■ **WHAT IS EXPECTED**: Exact reproduction is required for the lines bounded by the one containing "Reproduce this chart with Chart.js." and the one containing "const axisStep = 10;", both bounds included. Print them without any pictures.

■ **INFORMATION SUPPLIED**:
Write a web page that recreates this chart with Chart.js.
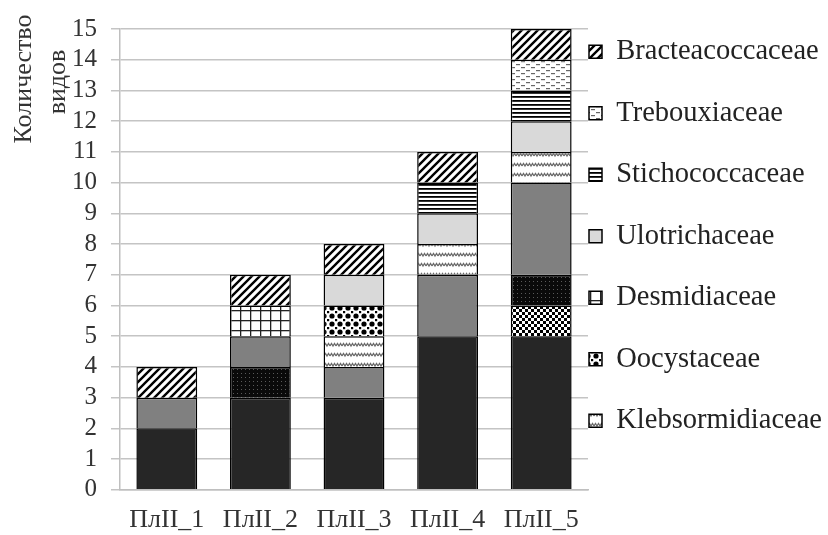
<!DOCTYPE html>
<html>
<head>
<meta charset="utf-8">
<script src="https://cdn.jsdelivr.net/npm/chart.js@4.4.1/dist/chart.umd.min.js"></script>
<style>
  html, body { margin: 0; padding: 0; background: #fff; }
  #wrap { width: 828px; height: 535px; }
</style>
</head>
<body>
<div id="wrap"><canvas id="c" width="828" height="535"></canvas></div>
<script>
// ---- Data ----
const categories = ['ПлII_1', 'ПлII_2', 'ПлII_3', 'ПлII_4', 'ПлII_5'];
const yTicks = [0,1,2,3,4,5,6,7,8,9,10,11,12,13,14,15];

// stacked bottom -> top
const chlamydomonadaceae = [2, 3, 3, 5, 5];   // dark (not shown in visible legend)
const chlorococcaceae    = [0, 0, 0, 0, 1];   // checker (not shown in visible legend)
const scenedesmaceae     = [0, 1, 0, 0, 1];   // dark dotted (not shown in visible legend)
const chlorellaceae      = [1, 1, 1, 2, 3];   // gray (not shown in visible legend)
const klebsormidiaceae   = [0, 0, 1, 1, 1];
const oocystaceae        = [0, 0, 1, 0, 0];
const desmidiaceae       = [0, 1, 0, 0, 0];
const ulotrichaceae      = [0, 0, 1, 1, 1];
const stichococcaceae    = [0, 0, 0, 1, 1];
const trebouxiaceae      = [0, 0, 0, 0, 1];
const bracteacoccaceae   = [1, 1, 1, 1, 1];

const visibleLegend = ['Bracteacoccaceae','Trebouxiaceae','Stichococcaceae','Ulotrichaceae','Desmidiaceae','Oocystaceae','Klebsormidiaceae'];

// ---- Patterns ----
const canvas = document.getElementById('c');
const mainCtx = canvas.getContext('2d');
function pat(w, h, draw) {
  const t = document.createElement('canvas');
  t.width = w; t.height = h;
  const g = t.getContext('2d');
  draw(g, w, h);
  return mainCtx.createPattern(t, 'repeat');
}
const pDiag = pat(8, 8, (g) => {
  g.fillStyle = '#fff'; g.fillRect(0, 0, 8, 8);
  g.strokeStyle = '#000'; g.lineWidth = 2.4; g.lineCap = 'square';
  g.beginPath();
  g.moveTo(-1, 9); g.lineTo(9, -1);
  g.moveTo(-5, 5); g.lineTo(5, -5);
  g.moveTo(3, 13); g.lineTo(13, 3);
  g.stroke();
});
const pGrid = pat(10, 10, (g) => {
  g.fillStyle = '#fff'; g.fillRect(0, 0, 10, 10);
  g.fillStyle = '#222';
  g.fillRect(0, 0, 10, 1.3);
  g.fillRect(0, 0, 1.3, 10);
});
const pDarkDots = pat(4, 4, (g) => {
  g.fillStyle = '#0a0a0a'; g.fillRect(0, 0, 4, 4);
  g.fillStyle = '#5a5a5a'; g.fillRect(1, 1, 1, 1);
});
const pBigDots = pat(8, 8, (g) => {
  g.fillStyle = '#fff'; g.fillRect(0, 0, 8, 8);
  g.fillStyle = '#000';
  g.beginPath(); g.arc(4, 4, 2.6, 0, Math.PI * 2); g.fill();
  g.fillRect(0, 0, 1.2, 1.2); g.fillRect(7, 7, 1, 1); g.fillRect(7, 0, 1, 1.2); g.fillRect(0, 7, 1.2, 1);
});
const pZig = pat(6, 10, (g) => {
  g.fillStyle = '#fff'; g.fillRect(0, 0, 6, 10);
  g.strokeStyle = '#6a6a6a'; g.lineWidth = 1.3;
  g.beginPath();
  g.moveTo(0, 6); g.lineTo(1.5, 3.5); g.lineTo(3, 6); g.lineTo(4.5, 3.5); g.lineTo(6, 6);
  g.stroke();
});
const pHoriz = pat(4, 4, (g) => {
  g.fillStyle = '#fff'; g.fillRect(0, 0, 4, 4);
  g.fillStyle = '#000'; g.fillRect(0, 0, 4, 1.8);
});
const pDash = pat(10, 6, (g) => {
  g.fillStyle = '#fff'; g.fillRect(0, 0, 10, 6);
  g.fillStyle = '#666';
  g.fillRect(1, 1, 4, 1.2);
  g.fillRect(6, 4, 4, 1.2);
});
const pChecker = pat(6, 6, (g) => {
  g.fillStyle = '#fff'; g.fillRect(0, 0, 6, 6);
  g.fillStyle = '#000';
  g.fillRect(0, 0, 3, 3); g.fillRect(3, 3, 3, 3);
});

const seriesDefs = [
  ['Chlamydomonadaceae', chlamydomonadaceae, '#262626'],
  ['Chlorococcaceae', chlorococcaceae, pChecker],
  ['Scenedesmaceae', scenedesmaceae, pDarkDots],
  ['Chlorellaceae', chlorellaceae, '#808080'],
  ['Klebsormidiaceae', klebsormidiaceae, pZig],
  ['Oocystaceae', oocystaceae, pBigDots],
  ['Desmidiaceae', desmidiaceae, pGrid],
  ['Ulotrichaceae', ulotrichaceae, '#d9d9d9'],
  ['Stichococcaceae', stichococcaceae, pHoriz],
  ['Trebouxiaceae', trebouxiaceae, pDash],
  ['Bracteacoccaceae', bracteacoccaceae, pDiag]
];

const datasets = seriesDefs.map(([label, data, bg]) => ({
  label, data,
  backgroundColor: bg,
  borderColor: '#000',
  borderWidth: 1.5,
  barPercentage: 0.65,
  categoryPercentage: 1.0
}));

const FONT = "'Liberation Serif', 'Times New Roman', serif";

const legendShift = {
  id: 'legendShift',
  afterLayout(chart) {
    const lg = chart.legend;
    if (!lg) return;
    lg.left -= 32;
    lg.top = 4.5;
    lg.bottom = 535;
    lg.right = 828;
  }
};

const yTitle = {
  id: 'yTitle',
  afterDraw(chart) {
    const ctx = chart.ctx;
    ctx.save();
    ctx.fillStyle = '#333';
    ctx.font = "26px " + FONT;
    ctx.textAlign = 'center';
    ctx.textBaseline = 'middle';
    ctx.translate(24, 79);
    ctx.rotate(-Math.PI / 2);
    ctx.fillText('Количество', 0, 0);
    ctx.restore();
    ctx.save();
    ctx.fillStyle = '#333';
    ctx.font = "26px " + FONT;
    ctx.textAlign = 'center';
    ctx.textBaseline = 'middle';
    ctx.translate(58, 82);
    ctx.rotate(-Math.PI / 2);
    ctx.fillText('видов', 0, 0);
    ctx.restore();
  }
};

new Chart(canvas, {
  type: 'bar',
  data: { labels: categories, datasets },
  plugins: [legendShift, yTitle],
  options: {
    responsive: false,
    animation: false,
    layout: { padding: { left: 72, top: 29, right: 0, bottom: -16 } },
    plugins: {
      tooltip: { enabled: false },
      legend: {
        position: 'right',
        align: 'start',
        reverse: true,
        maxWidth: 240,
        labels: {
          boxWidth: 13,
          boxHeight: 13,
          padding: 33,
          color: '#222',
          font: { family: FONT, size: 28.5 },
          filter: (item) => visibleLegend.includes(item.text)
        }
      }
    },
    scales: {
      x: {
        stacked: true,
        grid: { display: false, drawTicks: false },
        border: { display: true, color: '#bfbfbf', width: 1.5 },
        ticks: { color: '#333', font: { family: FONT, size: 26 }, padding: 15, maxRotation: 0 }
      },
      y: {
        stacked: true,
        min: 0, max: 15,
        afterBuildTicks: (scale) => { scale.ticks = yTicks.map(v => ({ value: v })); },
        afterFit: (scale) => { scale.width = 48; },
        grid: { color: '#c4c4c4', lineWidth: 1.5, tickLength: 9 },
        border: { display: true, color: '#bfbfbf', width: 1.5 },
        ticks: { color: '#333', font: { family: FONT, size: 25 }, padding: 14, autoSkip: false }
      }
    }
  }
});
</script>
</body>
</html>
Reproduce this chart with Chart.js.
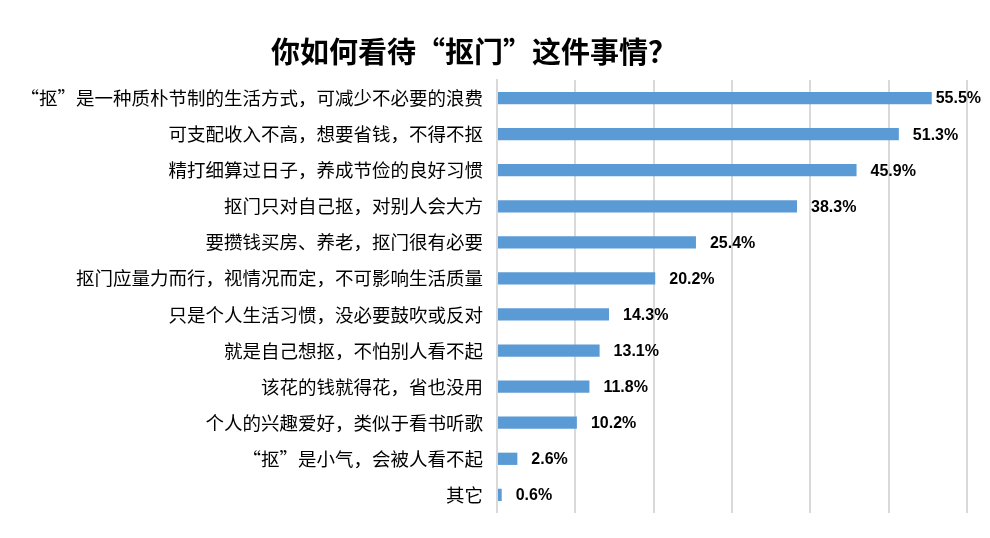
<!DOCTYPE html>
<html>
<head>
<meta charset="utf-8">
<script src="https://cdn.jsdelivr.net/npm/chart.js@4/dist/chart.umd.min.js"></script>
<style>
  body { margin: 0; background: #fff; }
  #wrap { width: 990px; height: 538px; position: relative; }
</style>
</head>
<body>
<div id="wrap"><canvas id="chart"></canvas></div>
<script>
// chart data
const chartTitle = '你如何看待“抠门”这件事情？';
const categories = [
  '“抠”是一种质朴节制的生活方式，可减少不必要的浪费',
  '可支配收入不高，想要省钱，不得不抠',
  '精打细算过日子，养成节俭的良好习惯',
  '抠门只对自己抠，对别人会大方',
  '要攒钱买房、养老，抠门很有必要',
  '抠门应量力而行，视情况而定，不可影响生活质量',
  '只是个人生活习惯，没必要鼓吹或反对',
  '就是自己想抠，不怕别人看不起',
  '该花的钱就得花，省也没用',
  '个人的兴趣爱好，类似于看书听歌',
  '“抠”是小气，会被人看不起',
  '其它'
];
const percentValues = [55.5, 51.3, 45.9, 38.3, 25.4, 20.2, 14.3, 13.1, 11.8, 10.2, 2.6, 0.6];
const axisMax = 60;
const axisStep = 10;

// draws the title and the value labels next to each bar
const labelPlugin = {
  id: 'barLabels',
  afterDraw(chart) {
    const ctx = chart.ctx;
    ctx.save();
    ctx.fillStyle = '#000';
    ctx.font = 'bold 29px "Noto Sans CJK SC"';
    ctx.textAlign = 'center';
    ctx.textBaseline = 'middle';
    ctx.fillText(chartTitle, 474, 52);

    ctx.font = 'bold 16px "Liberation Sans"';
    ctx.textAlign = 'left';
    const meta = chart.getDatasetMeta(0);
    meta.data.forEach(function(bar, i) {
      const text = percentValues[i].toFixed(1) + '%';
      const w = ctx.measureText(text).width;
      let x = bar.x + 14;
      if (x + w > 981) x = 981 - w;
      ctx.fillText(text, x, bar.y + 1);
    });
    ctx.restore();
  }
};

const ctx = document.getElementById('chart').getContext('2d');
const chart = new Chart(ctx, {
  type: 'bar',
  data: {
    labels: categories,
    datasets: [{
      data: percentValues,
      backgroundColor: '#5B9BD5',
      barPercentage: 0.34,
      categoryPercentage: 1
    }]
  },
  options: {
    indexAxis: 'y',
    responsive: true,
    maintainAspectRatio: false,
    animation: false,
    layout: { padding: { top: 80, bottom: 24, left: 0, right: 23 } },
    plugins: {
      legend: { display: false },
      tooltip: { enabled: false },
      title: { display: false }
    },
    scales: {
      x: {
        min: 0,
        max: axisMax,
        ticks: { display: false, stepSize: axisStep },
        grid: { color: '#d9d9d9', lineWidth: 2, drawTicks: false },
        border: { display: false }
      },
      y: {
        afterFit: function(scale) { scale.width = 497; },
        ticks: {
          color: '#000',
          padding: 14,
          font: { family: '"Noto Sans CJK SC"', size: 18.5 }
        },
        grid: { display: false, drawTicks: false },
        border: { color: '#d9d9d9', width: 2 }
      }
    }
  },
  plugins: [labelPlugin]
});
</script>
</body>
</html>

■ **OUTPUT OF THE EXERCISE**:
Reproduce this chart with Chart.js.
<!DOCTYPE html>
<html>
<head>
<meta charset="utf-8">
<script src="https://cdn.jsdelivr.net/npm/chart.js@4/dist/chart.umd.min.js"></script>
<style>
  body { margin: 0; background: #fff; }
  #wrap { width: 990px; height: 538px; position: relative; }
</style>
</head>
<body>
<div id="wrap"><canvas id="chart"></canvas></div>
<script>
// chart data
const chartTitle = '你如何看待“抠门”这件事情？';
const categories = [
  '“抠”是一种质朴节制的生活方式，可减少不必要的浪费',
  '可支配收入不高，想要省钱，不得不抠',
  '精打细算过日子，养成节俭的良好习惯',
  '抠门只对自己抠，对别人会大方',
  '要攒钱买房、养老，抠门很有必要',
  '抠门应量力而行，视情况而定，不可影响生活质量',
  '只是个人生活习惯，没必要鼓吹或反对',
  '就是自己想抠，不怕别人看不起',
  '该花的钱就得花，省也没用',
  '个人的兴趣爱好，类似于看书听歌',
  '“抠”是小气，会被人看不起',
  '其它'
];
const percentValues = [55.5, 51.3, 45.9, 38.3, 25.4, 20.2, 14.3, 13.1, 11.8, 10.2, 2.6, 0.6];
const axisMax = 60;
const axisStep = 10;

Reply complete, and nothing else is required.